As fitting for a project related to global diaspora, Immigrec is the result of an international collaborative effort. Joining McGill in the project are York University in Toronto, Simon Fraser University in British Columbia, and the University of Patras.

One of the best ways to get to know a new museum is through a guided highlight tour. And for a new virtual museum? A virtual highlight tour.

Join us for quick room-by-room tour of highlights at the Virtual Museum of Greek Immigration to Canada, then linger to explore on your own.

Room 1: Departures
Look for the suitcase at right.

Stamata Zoggou from Lefkada recalls the restless, excited environment in which Greeks were departing for new lives abroad. Hearing cries in the streets, she assumed that someone had died. “Nobody died, my child, nobody,” her mother told her. “It’s the wave. It’s the Greeks who’re leaving. They’re saying farewell to the homeland… and going to other places.”

Room 2: Arrivals
Look for the seated figure above and to the left of the birdcage.

“When I saw the polyester, I lost it.” Arrival in a new land involved surprises, not all pleasant. Viky Kompogianni was shocked to find how “far behind” fashion in Canada was in comparison to in her hometown of Kalamata.

Room 3: Labor
Look for the photo of a group of men with generous heads of hair in the top right corner.

Gerasimos Koutougos, who had been a lathe operator in Patras, started out working as a dishwasher upon his arrival in Canada. By the time he sat for this interview, he owned a chain of pizzerias that included 352 restaurants in 14 countries.

Room 4: Family Life
Look for the photo of a single woman, to the right of the photo of clasped hands.

It was far cry from online dating, but still better than getting married blind. Take a look at the photos exchanged in 1956 by Dimitris Vallianos and the future Aliki Vallianos so they could get to know one another a little better before marriage.

Room 5: Communities
Look for the yellowed newspaper front and center.

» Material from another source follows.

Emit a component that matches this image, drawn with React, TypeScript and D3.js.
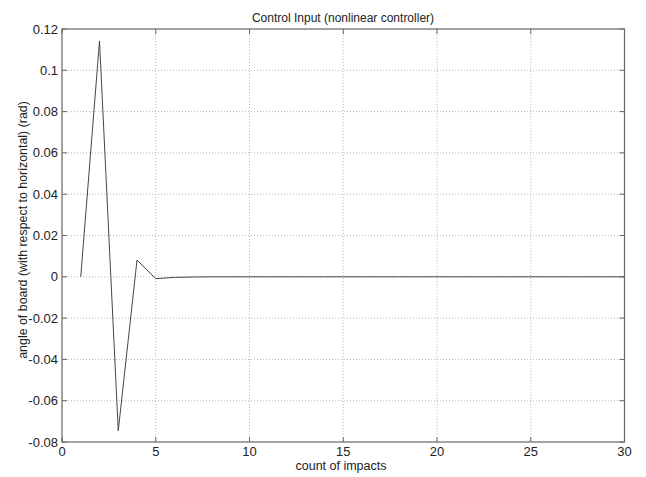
import React from "react";
import * as d3 from "d3";

const impacts = [1, 2, 3, 4, 5, 6, 7, 8, 9, 10, 11, 12, 13, 14, 15, 16, 17, 18, 19, 20, 21, 22, 23, 24, 25, 26, 27, 28, 29, 30];
const angles = [0, 0.1142, -0.0745, 0.0081, -0.0009, -0.0003, -0.0001, 0, 0, 0, 0, 0, 0, 0, 0, 0, 0, 0, 0, 0, 0, 0, 0, 0, 0, 0, 0, 0, 0, 0];
const xTicks = [0, 5, 10, 15, 20, 25, 30];
const yTicks = [-0.08, -0.06, -0.04, -0.02, 0, 0.02, 0.04, 0.06, 0.08, 0.1, 0.12];
const yTickLabels = ["-0.08", "-0.06", "-0.04", "-0.02", "0", "0.02", "0.04", "0.06", "0.08", "0.1", "0.12"];
const title = "Control Input (nonlinear controller)";
const xLabel = "count of impacts";
const yLabel = "angle of board (with respect to horizontal) (rad)";

export default function App() {
  const W = 646, H = 477;
  const left = 62, right = 624.5, top = 29, bottom = 442;
  const x = d3.scaleLinear().domain([0, 30]).range([left, right]);
  const y = d3.scaleLinear().domain([-0.08, 0.12]).range([bottom, top]);
  const line = d3.line<number>().x((_, i) => x(impacts[i])).y((d) => y(d));
  const font = "'Liberation Sans', Arial, sans-serif";
  const axisColor = "#666";
  const gridColor = "#b8b8b8";
  return (
    <svg width={W} height={H} style={{ position: "absolute", left: 0, top: 0, background: "#fff" }} fontFamily={font}>
      <rect x={0} y={0} width={W} height={H} fill="#fff" />
      {xTicks.slice(1, -1).map((t) => (
        <line key={"gx" + t} x1={x(t)} x2={x(t)} y1={top} y2={bottom} stroke={gridColor} strokeWidth={1} strokeDasharray="1,2" />
      ))}
      {yTicks.slice(1, -1).map((t) => (
        <line key={"gy" + t} x1={left} x2={right} y1={y(t)} y2={y(t)} stroke={gridColor} strokeWidth={1} strokeDasharray="1,2" />
      ))}
      <path d={line(angles) || ""} fill="none" stroke="#444" strokeWidth={1} />
      <rect x={left} y={top} width={right - left} height={bottom - top} fill="none" stroke={axisColor} strokeWidth={1.2} />
      {xTicks.map((t) => (
        <g key={"tx" + t}>
          <line x1={x(t)} x2={x(t)} y1={bottom} y2={bottom - 5} stroke={axisColor} />
          <line x1={x(t)} x2={x(t)} y1={top} y2={top + 5} stroke={axisColor} />
          <text x={x(t)} y={456} textAnchor="middle" fontSize={13} fill="#222">{t}</text>
        </g>
      ))}
      {yTicks.map((t, i) => (
        <g key={"ty" + t}>
          <line x1={left} x2={left + 5} y1={y(t)} y2={y(t)} stroke={axisColor} />
          <line x1={right} x2={right - 5} y1={y(t)} y2={y(t)} stroke={axisColor} />
          <text x={58} y={y(t) + 4.5} textAnchor="end" fontSize={13} fill="#222">{yTickLabels[i]}</text>
        </g>
      ))}
      <text x={343} y={22} textAnchor="middle" fontSize={12} fill="#222">{title}</text>
      <text x={341} y={470} textAnchor="middle" fontSize={12.5} fill="#222">{xLabel}</text>
      <text transform={`translate(27,230) rotate(-90)`} textAnchor="middle" fontSize={12.4} fill="#222">{yLabel}</text>
    </svg>
  );
}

Paradoxically, the way George Margafas came to see all of Greece was by travelling to Canada. “It was like a nice, second Greek state.” There George, originally from Rhodes, saw Greeks from the Dodecanese, Kos, Symi, Halki, Crete, the Peloponnese, Epirus, Macedonia, Thrace, and the Ionian Islands. “This mosaic was a beauty.”

Room 6: Education
Look for the lower microphone to the left of the chalkboard.

“The only thing they care about is to wear a black shirt, drink tsikoudia, go to Crete every summer and dance.” An anonymous interviewee from Chania wades into a decision faced by many Greek parents in Canada: to have their children educated in Greek, to preserve a connection to their roots, or not, to avoid a risk of socially isolating themselves in their new homeland?

Room 7: Language
Look for the black-and-white photo between the two figures at right.

Steve Maragos, originally from Lefkada, explains how he might switch between English, Greek, and French in conversation depending on the context. And when the context is this interview, he uses all three.

Room 8: Politics
Look for the photograph of marchers with signs at upper left.

“Many a time my bed wouldn’t see me for days.” Vrisiis Mavrou Paidousi describes her active involvement in Greek politics, even from her new home in Montreal.

Room 9: Sociabilities
Look for the picture of the microphone at far left with “ON THE AIR” above it.

She may have been “the voice of Greece,” but she didn’t know Greek music. Marina Vlachopoulou Wilson recounts how her 21-year-old self, working at a radio station and steeped in the sounds of Led Zeppelin and Pink Floyd, came to discover Greek music through listener requests.